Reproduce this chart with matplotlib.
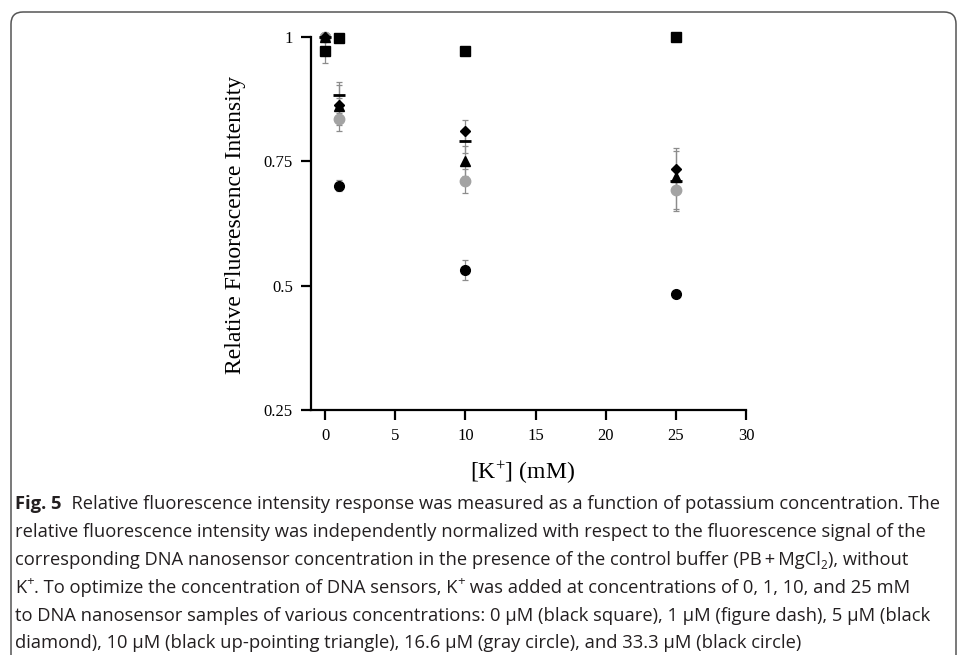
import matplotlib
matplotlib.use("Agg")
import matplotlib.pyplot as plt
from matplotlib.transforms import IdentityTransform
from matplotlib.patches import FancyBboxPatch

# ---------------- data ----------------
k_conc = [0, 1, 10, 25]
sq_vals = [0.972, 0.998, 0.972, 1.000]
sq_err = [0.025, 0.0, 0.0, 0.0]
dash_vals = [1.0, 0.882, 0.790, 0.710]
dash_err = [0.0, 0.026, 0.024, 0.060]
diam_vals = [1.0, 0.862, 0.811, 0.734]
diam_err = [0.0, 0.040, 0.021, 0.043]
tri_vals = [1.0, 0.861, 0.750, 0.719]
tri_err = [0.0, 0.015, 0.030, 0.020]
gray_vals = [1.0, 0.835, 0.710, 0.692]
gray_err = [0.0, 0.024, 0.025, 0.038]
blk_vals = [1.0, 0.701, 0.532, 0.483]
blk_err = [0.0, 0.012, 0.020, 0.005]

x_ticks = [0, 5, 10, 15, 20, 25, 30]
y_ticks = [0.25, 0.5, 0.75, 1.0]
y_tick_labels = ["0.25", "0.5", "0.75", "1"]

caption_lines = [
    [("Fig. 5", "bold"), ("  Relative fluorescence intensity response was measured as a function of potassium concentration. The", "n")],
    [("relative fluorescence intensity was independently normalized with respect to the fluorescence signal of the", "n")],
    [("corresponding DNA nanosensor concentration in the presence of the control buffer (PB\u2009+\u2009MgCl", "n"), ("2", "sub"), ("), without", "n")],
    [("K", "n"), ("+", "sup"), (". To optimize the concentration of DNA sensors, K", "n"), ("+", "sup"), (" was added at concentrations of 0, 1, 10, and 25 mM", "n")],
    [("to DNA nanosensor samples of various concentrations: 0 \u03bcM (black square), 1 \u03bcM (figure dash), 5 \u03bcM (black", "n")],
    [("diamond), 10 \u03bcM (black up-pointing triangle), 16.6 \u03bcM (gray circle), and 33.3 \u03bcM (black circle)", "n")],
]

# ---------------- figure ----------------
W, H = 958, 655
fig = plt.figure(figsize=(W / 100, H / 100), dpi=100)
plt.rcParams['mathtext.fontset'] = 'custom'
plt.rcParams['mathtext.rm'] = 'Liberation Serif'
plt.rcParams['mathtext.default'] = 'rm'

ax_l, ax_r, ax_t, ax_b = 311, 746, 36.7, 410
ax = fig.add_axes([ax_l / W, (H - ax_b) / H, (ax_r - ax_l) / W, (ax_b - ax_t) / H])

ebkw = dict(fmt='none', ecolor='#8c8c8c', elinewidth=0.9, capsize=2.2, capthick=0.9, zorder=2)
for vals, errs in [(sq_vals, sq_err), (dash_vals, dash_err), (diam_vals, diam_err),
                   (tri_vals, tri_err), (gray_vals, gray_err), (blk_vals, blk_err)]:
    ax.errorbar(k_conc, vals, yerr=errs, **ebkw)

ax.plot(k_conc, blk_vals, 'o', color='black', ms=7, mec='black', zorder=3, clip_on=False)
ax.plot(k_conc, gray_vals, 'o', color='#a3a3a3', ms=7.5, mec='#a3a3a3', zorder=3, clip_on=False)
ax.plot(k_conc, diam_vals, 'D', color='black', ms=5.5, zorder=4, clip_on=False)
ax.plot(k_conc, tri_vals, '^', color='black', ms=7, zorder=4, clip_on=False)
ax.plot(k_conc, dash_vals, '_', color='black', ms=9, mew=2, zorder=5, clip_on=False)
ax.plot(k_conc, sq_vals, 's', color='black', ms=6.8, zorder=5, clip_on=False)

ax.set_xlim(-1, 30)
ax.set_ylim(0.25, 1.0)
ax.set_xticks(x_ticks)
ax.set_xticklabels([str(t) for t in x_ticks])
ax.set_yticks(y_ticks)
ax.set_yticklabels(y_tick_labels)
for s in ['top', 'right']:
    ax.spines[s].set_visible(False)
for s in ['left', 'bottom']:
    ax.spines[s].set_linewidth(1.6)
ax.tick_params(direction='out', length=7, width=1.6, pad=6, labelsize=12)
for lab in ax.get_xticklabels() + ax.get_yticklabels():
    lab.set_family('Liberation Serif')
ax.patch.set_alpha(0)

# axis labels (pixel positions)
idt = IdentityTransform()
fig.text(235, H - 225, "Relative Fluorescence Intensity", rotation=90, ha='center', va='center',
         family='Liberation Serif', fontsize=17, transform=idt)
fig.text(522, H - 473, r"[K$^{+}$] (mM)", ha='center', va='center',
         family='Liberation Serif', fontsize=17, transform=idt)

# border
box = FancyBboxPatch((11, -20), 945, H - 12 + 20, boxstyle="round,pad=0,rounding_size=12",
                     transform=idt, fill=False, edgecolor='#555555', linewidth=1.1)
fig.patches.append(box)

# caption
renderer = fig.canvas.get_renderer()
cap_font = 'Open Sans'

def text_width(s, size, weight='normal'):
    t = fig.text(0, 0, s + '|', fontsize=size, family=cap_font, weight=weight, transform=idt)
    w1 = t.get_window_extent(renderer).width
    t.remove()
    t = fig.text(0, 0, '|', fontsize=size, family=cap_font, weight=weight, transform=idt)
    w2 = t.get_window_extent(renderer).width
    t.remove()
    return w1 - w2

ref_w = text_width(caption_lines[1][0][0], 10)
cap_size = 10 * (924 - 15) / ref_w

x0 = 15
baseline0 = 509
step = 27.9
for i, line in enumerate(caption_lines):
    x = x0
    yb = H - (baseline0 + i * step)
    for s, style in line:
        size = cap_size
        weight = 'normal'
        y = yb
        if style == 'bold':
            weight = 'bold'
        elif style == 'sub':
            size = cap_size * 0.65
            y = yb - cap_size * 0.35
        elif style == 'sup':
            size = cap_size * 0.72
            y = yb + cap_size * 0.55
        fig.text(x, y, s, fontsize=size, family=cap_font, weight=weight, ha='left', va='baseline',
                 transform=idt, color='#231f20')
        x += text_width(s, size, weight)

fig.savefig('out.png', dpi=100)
----------------------------------------
▸ Task brief
Retype the data above exactly; pictures are not part of the copy.

▸ Exercise answer
Reproduce this chart with matplotlib.
import matplotlib
matplotlib.use("Agg")
import matplotlib.pyplot as plt
from matplotlib.transforms import IdentityTransform
from matplotlib.patches import FancyBboxPatch

# ---------------- data ----------------
k_conc = [0, 1, 10, 25]
sq_vals = [0.972, 0.998, 0.972, 1.000]
sq_err = [0.025, 0.0, 0.0, 0.0]
dash_vals = [1.0, 0.882, 0.790, 0.710]
dash_err = [0.0, 0.026, 0.024, 0.060]
diam_vals = [1.0, 0.862, 0.811, 0.734]
diam_err = [0.0, 0.040, 0.021, 0.043]
tri_vals = [1.0, 0.861, 0.750, 0.719]
tri_err = [0.0, 0.015, 0.030, 0.020]
gray_vals = [1.0, 0.835, 0.710, 0.692]
gray_err = [0.0, 0.024, 0.025, 0.038]
blk_vals = [1.0, 0.701, 0.532, 0.483]
blk_err = [0.0, 0.012, 0.020, 0.005]

x_ticks = [0, 5, 10, 15, 20, 25, 30]
y_ticks = [0.25, 0.5, 0.75, 1.0]
y_tick_labels = ["0.25", "0.5", "0.75", "1"]

caption_lines = [
    [("Fig. 5", "bold"), ("  Relative fluorescence intensity response was measured as a function of potassium concentration. The", "n")],
    [("relative fluorescence intensity was independently normalized with respect to the fluorescence signal of the", "n")],
    [("corresponding DNA nanosensor concentration in the presence of the control buffer (PB\u2009+\u2009MgCl", "n"), ("2", "sub"), ("), without", "n")],
    [("K", "n"), ("+", "sup"), (". To optimize the concentration of DNA sensors, K", "n"), ("+", "sup"), (" was added at concentrations of 0, 1, 10, and 25 mM", "n")],
    [("to DNA nanosensor samples of various concentrations: 0 \u03bcM (black square), 1 \u03bcM (figure dash), 5 \u03bcM (black", "n")],
    [("diamond), 10 \u03bcM (black up-pointing triangle), 16.6 \u03bcM (gray circle), and 33.3 \u03bcM (black circle)", "n")],
]

# ---------------- figure ----------------
W, H = 958, 655
fig = plt.figure(figsize=(W / 100, H / 100), dpi=100)
plt.rcParams['mathtext.fontset'] = 'custom'
plt.rcParams['mathtext.rm'] = 'Liberation Serif'
plt.rcParams['mathtext.default'] = 'rm'

ax_l, ax_r, ax_t, ax_b = 311, 746, 36.7, 410
ax = fig.add_axes([ax_l / W, (H - ax_b) / H, (ax_r - ax_l) / W, (ax_b - ax_t) / H])

ebkw = dict(fmt='none', ecolor='#8c8c8c', elinewidth=0.9, capsize=2.2, capthick=0.9, zorder=2)
for vals, errs in [(sq_vals, sq_err), (dash_vals, dash_err), (diam_vals, diam_err),
                   (tri_vals, tri_err), (gray_vals, gray_err), (blk_vals, blk_err)]:
    ax.errorbar(k_conc, vals, yerr=errs, **ebkw)

ax.plot(k_conc, blk_vals, 'o', color='black', ms=7, mec='black', zorder=3, clip_on=False)
ax.plot(k_conc, gray_vals, 'o', color='#a3a3a3', ms=7.5, mec='#a3a3a3', zorder=3, clip_on=False)
ax.plot(k_conc, diam_vals, 'D', color='black', ms=5.5, zorder=4, clip_on=False)
ax.plot(k_conc, tri_vals, '^', color='black', ms=7, zorder=4, clip_on=False)
ax.plot(k_conc, dash_vals, '_', color='black', ms=9, mew=2, zorder=5, clip_on=False)
ax.plot(k_conc, sq_vals, 's', color='black', ms=6.8, zorder=5, clip_on=False)

ax.set_xlim(-1, 30)
ax.set_ylim(0.25, 1.0)
ax.set_xticks(x_ticks)
ax.set_xticklabels([str(t) for t in x_ticks])
ax.set_yticks(y_ticks)
ax.set_yticklabels(y_tick_labels)
for s in ['top', 'right']:
    ax.spines[s].set_visible(False)
for s in ['left', 'bottom']:
    ax.spines[s].set_linewidth(1.6)
ax.tick_params(direction='out', length=7, width=1.6, pad=6, labelsize=12)
for lab in ax.get_xticklabels() + ax.get_yticklabels():
    lab.set_family('Liberation Serif')
ax.patch.set_alpha(0)

# axis labels (pixel positions)
idt = IdentityTransform()
fig.text(235, H - 225, "Relative Fluorescence Intensity", rotation=90, ha='center', va='center',
         family='Liberation Serif', fontsize=17, transform=idt)
fig.text(522, H - 473, r"[K$^{+}$] (mM)", ha='center', va='center',
         family='Liberation Serif', fontsize=17, transform=idt)

# border
box = FancyBboxPatch((11, -20), 945, H - 12 + 20, boxstyle="round,pad=0,rounding_size=12",
                     transform=idt, fill=False, edgecolor='#555555', linewidth=1.1)
fig.patches.append(box)

# caption
renderer = fig.canvas.get_renderer()
cap_font = 'Open Sans'

def text_width(s, size, weight='normal'):
    t = fig.text(0, 0, s + '|', fontsize=size, family=cap_font, weight=weight, transform=idt)
    w1 = t.get_window_extent(renderer).width
    t.remove()
    t = fig.text(0, 0, '|', fontsize=size, family=cap_font, weight=weight, transform=idt)
    w2 = t.get_window_extent(renderer).width
    t.remove()
    return w1 - w2

ref_w = text_width(caption_lines[1][0][0], 10)
cap_size = 10 * (924 - 15) / ref_w

x0 = 15
baseline0 = 509
step = 27.9
for i, line in enumerate(caption_lines):
    x = x0
    yb = H - (baseline0 + i * step)
    for s, style in line:
        size = cap_size
        weight = 'normal'
        y = yb
        if style == 'bold':
            weight = 'bold'
        elif style == 'sub':
            size = cap_size * 0.65
            y = yb - cap_size * 0.35
        elif style == 'sup':
            size = cap_size * 0.72
            y = yb + cap_size * 0.55
        fig.text(x, y, s, fontsize=size, family=cap_font, weight=weight, ha='left', va='baseline',
                 transform=idt, color='#231f20')
        x += text_width(s, size, weight)

fig.savefig('out.png', dpi=100)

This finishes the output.